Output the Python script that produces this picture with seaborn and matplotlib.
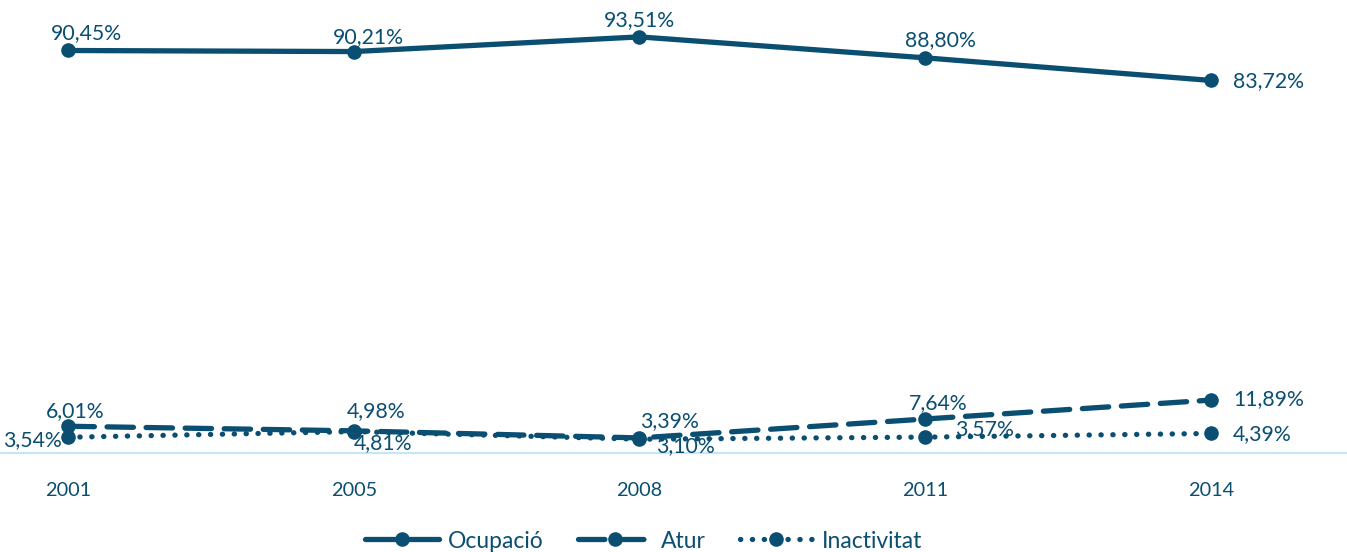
import matplotlib
matplotlib.use("Agg")
import matplotlib.pyplot as plt
import seaborn as sns
import pandas as pd

years = ["2001", "2005", "2008", "2011", "2014"]
ocupacio = [90.45, 90.21, 93.51, 88.80, 83.72]
atur = [6.01, 4.98, 3.39, 7.64, 11.89]
inactivitat = [3.54, 4.81, 3.10, 3.57, 4.39]
series_names = ["Ocupació", "Atur", "Inactivitat"]

# label offsets in pixels (dx, dy up-positive) and horizontal alignment
label_offsets = {
    "Ocupació": [(18, 17, "center"), (15, 14, "center"), (0, 17, "center"), (15, 18, "center"), (22, -1, "left")],
    "Atur": [(7, 15, "center"), (22, 20, "center"), (30, 17, "center"), (13, 16, "center"), (22, 1, "left")],
    "Inactivitat": [(-6, -3, "right"), (29, -11, "center"), (46, -7, "center"), (30, 8, "left"), (22, -1, "left")],
}

color = "#0a4e71"
sns.set_theme(style="white")
plt.rcParams["font.family"] = ["Lato", "DejaVu Sans"]

df = pd.DataFrame({
    "year": years * 3,
    "value": ocupacio + atur + inactivitat,
    "serie": [s for s in series_names for _ in years],
})
df["x"] = df["year"].map({y: i for i, y in enumerate(years)})

fig = plt.figure(figsize=(13.47, 5.52), dpi=100)
ax = fig.add_axes([0, (552 - 453) / 552, 1, 453 / 552])

sns.lineplot(
    data=df, x="x", y="value", style="serie", style_order=series_names,
    dashes={"Ocupació": "", "Atur": (5, 2.4), "Inactivitat": (0.05, 2.2)},
    markers={"Ocupació": "o", "Atur": "o", "Inactivitat": "o"},
    color=color, linewidth=3.8, markersize=10.5, markeredgewidth=0,
    dash_capstyle="round", solid_capstyle="round",
    legend=False, ax=ax,
)

px = 0.72
for name, vals in zip(series_names, [ocupacio, atur, inactivitat]):
    for i, v in enumerate(vals):
        dx, dy, ha = label_offsets[name][i]
        ax.annotate(f"{v:.2f}".replace(".", ",") + "%", (i, v),
                    xytext=(dx * px, dy * px), textcoords="offset points",
                    ha=ha, va="center", fontsize=15.3, color=color)

ax.set_xlim(-68 / 285.75, (1347 - 68) / 285.75)
ax.set_ylim(0, 453 / 4.45)
ax.set_xticks(range(len(years)))
ax.set_xticklabels(years)
ax.set_yticks([])
ax.set_xlabel("")
ax.set_ylabel("")
ax.tick_params(axis="x", length=0, pad=21, labelsize=14.3, labelcolor=color)
for sp in ["top", "left", "right"]:
    ax.spines[sp].set_visible(False)
ax.spines["bottom"].set_color("#c5e6f7")
ax.spines["bottom"].set_linewidth(1.5)
ax.patch.set_alpha(0)

handles = list(ax.lines[:3])
leg = fig.legend(handles, series_names, loc="center", bbox_to_anchor=(644 / 1347, 1 - 541 / 552),
                 ncol=3, frameon=False, fontsize=16.5, handlelength=3.2, columnspacing=1.5,
                 handletextpad=0.4, labelcolor=color)

fig.savefig("out.png", dpi=100)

#### [WRITTEN EXERCISE]
Copy the listing in full and without alteration, omitting every picture.

#### [RESULT]
Output the Python script that produces this picture with seaborn and matplotlib.
import matplotlib
matplotlib.use("Agg")
import matplotlib.pyplot as plt
import seaborn as sns
import pandas as pd

years = ["2001", "2005", "2008", "2011", "2014"]
ocupacio = [90.45, 90.21, 93.51, 88.80, 83.72]
atur = [6.01, 4.98, 3.39, 7.64, 11.89]
inactivitat = [3.54, 4.81, 3.10, 3.57, 4.39]
series_names = ["Ocupació", "Atur", "Inactivitat"]

# label offsets in pixels (dx, dy up-positive) and horizontal alignment
label_offsets = {
    "Ocupació": [(18, 17, "center"), (15, 14, "center"), (0, 17, "center"), (15, 18, "center"), (22, -1, "left")],
    "Atur": [(7, 15, "center"), (22, 20, "center"), (30, 17, "center"), (13, 16, "center"), (22, 1, "left")],
    "Inactivitat": [(-6, -3, "right"), (29, -11, "center"), (46, -7, "center"), (30, 8, "left"), (22, -1, "left")],
}

color = "#0a4e71"
sns.set_theme(style="white")
plt.rcParams["font.family"] = ["Lato", "DejaVu Sans"]

df = pd.DataFrame({
    "year": years * 3,
    "value": ocupacio + atur + inactivitat,
    "serie": [s for s in series_names for _ in years],
})
df["x"] = df["year"].map({y: i for i, y in enumerate(years)})

fig = plt.figure(figsize=(13.47, 5.52), dpi=100)
ax = fig.add_axes([0, (552 - 453) / 552, 1, 453 / 552])

sns.lineplot(
    data=df, x="x", y="value", style="serie", style_order=series_names,
    dashes={"Ocupació": "", "Atur": (5, 2.4), "Inactivitat": (0.05, 2.2)},
    markers={"Ocupació": "o", "Atur": "o", "Inactivitat": "o"},
    color=color, linewidth=3.8, markersize=10.5, markeredgewidth=0,
    dash_capstyle="round", solid_capstyle="round",
    legend=False, ax=ax,
)

px = 0.72
for name, vals in zip(series_names, [ocupacio, atur, inactivitat]):
    for i, v in enumerate(vals):
        dx, dy, ha = label_offsets[name][i]
        ax.annotate(f"{v:.2f}".replace(".", ",") + "%", (i, v),
                    xytext=(dx * px, dy * px), textcoords="offset points",
                    ha=ha, va="center", fontsize=15.3, color=color)

ax.set_xlim(-68 / 285.75, (1347 - 68) / 285.75)
ax.set_ylim(0, 453 / 4.45)
ax.set_xticks(range(len(years)))
ax.set_xticklabels(years)
ax.set_yticks([])
ax.set_xlabel("")
ax.set_ylabel("")
ax.tick_params(axis="x", length=0, pad=21, labelsize=14.3, labelcolor=color)
for sp in ["top", "left", "right"]:
    ax.spines[sp].set_visible(False)
ax.spines["bottom"].set_color("#c5e6f7")
ax.spines["bottom"].set_linewidth(1.5)
ax.patch.set_alpha(0)

handles = list(ax.lines[:3])
leg = fig.legend(handles, series_names, loc="center", bbox_to_anchor=(644 / 1347, 1 - 541 / 552),
                 ncol=3, frameon=False, fontsize=16.5, handlelength=3.2, columnspacing=1.5,
                 handletextpad=0.4, labelcolor=color)

fig.savefig("out.png", dpi=100)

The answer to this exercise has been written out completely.